STATED PROBLEM: Quote each line of the material verbatim, without the pictures.

SUPPLIED MATERIAL:

|---|

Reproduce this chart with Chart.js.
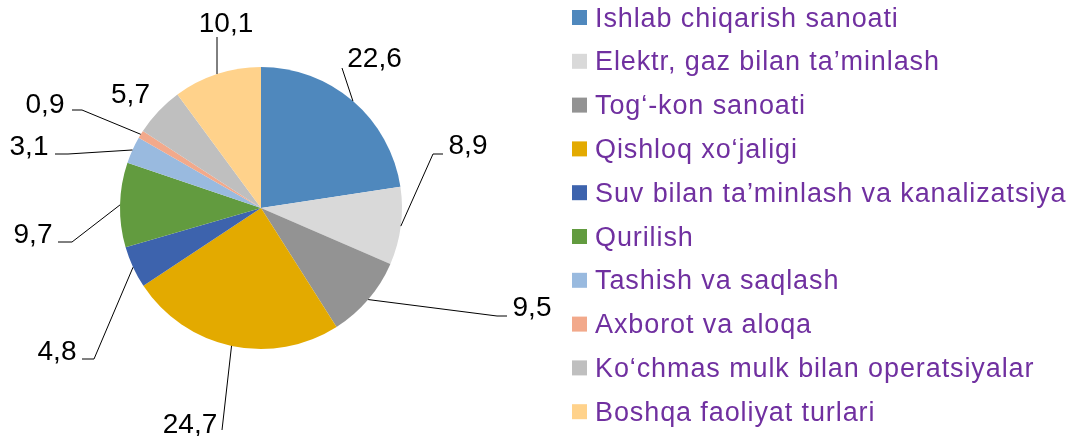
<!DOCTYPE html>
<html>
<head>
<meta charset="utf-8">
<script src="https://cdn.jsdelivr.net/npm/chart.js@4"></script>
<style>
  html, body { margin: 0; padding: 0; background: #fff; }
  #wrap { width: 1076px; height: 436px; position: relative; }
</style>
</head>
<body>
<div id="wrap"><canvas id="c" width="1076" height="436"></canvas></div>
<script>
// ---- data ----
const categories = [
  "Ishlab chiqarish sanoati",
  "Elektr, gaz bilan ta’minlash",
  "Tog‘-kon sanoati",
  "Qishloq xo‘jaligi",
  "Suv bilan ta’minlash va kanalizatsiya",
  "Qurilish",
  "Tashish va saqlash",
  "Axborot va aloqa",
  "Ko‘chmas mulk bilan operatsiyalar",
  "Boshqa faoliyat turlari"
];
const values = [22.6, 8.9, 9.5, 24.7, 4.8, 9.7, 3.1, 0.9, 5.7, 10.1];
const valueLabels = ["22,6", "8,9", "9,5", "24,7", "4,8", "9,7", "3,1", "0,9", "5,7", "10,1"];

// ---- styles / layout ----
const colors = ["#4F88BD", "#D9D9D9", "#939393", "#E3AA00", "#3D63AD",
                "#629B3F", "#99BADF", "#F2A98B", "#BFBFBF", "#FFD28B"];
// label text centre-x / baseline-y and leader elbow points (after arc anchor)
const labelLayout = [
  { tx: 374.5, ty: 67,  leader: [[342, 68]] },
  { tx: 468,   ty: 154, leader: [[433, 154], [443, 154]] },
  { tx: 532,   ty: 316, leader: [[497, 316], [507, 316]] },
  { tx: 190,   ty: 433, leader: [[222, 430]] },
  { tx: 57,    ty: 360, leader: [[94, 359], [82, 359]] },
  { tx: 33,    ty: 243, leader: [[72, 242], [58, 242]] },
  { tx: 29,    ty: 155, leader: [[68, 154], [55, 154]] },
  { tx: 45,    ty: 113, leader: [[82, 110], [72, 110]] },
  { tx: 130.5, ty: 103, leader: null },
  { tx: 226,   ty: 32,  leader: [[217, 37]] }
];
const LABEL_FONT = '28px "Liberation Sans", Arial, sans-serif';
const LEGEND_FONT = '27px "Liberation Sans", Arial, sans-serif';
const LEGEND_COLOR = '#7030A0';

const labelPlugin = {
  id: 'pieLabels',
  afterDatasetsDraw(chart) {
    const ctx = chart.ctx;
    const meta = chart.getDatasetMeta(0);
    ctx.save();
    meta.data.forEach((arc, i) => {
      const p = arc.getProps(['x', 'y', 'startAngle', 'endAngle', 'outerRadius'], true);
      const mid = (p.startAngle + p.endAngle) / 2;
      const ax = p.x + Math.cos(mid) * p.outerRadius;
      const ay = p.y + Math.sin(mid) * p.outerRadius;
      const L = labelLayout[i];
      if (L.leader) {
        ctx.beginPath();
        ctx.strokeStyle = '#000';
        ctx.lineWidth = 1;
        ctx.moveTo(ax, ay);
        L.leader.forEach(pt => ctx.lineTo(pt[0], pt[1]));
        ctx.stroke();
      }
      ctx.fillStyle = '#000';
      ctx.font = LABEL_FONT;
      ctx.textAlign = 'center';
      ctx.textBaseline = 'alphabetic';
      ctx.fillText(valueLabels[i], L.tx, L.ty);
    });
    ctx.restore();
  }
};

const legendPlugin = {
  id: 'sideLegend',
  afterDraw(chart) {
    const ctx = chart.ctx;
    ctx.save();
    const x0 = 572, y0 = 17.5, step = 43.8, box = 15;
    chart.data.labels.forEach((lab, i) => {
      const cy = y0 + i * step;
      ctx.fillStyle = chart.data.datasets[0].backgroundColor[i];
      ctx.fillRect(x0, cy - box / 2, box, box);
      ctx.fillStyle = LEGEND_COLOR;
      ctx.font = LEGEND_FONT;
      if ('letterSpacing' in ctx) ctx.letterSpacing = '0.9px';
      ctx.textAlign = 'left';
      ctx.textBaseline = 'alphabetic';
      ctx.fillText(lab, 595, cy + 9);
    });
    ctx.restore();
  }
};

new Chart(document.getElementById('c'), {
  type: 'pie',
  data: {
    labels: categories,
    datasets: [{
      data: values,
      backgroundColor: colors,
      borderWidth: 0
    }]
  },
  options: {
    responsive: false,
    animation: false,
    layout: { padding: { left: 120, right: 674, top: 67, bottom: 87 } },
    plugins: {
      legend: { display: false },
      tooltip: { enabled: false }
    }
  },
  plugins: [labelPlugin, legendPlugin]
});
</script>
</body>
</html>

|---|

EXERCISE RESPONSE:
Reproduce this chart with Chart.js.
<!DOCTYPE html>
<html>
<head>
<meta charset="utf-8">
<script src="https://cdn.jsdelivr.net/npm/chart.js@4"></script>
<style>
  html, body { margin: 0; padding: 0; background: #fff; }
  #wrap { width: 1076px; height: 436px; position: relative; }
</style>
</head>
<body>
<div id="wrap"><canvas id="c" width="1076" height="436"></canvas></div>
<script>
// ---- data ----
const categories = [
  "Ishlab chiqarish sanoati",
  "Elektr, gaz bilan ta’minlash",
  "Tog‘-kon sanoati",
  "Qishloq xo‘jaligi",
  "Suv bilan ta’minlash va kanalizatsiya",
  "Qurilish",
  "Tashish va saqlash",
  "Axborot va aloqa",
  "Ko‘chmas mulk bilan operatsiyalar",
  "Boshqa faoliyat turlari"
];
const values = [22.6, 8.9, 9.5, 24.7, 4.8, 9.7, 3.1, 0.9, 5.7, 10.1];
const valueLabels = ["22,6", "8,9", "9,5", "24,7", "4,8", "9,7", "3,1", "0,9", "5,7", "10,1"];

// ---- styles / layout ----
const colors = ["#4F88BD", "#D9D9D9", "#939393", "#E3AA00", "#3D63AD",
                "#629B3F", "#99BADF", "#F2A98B", "#BFBFBF", "#FFD28B"];
// label text centre-x / baseline-y and leader elbow points (after arc anchor)
const labelLayout = [
  { tx: 374.5, ty: 67,  leader: [[342, 68]] },
  { tx: 468,   ty: 154, leader: [[433, 154], [443, 154]] },
  { tx: 532,   ty: 316, leader: [[497, 316], [507, 316]] },
  { tx: 190,   ty: 433, leader: [[222, 430]] },
  { tx: 57,    ty: 360, leader: [[94, 359], [82, 359]] },
  { tx: 33,    ty: 243, leader: [[72, 242], [58, 242]] },
  { tx: 29,    ty: 155, leader: [[68, 154], [55, 154]] },
  { tx: 45,    ty: 113, leader: [[82, 110], [72, 110]] },
  { tx: 130.5, ty: 103, leader: null },
  { tx: 226,   ty: 32,  leader: [[217, 37]] }
];
const LABEL_FONT = '28px "Liberation Sans", Arial, sans-serif';
const LEGEND_FONT = '27px "Liberation Sans", Arial, sans-serif';
const LEGEND_COLOR = '#7030A0';

const labelPlugin = {
  id: 'pieLabels',
  afterDatasetsDraw(chart) {
    const ctx = chart.ctx;
    const meta = chart.getDatasetMeta(0);
    ctx.save();
    meta.data.forEach((arc, i) => {
      const p = arc.getProps(['x', 'y', 'startAngle', 'endAngle', 'outerRadius'], true);
      const mid = (p.startAngle + p.endAngle) / 2;
      const ax = p.x + Math.cos(mid) * p.outerRadius;
      const ay = p.y + Math.sin(mid) * p.outerRadius;
      const L = labelLayout[i];
      if (L.leader) {
        ctx.beginPath();
        ctx.strokeStyle = '#000';
        ctx.lineWidth = 1;
        ctx.moveTo(ax, ay);
        L.leader.forEach(pt => ctx.lineTo(pt[0], pt[1]));
        ctx.stroke();
      }
      ctx.fillStyle = '#000';
      ctx.font = LABEL_FONT;
      ctx.textAlign = 'center';
      ctx.textBaseline = 'alphabetic';
      ctx.fillText(valueLabels[i], L.tx, L.ty);
    });
    ctx.restore();
  }
};

const legendPlugin = {
  id: 'sideLegend',
  afterDraw(chart) {
    const ctx = chart.ctx;
    ctx.save();
    const x0 = 572, y0 = 17.5, step = 43.8, box = 15;
    chart.data.labels.forEach((lab, i) => {
      const cy = y0 + i * step;
      ctx.fillStyle = chart.data.datasets[0].backgroundColor[i];
      ctx.fillRect(x0, cy - box / 2, box, box);
      ctx.fillStyle = LEGEND_COLOR;
      ctx.font = LEGEND_FONT;
      if ('letterSpacing' in ctx) ctx.letterSpacing = '0.9px';
      ctx.textAlign = 'left';
      ctx.textBaseline = 'alphabetic';
      ctx.fillText(lab, 595, cy + 9);
    });
    ctx.restore();
  }
};

new Chart(document.getElementById('c'), {
  type: 'pie',
  data: {
    labels: categories,
    datasets: [{
      data: values,
      backgroundColor: colors,
      borderWidth: 0
    }]
  },
  options: {
    responsive: false,
    animation: false,
    layout: { padding: { left: 120, right: 674, top: 67, bottom: 87 } },
    plugins: {
      legend: { display: false },
      tooltip: { enabled: false }
    }
  },
  plugins: [labelPlugin, legendPlugin]
});
</script>
</body>
</html>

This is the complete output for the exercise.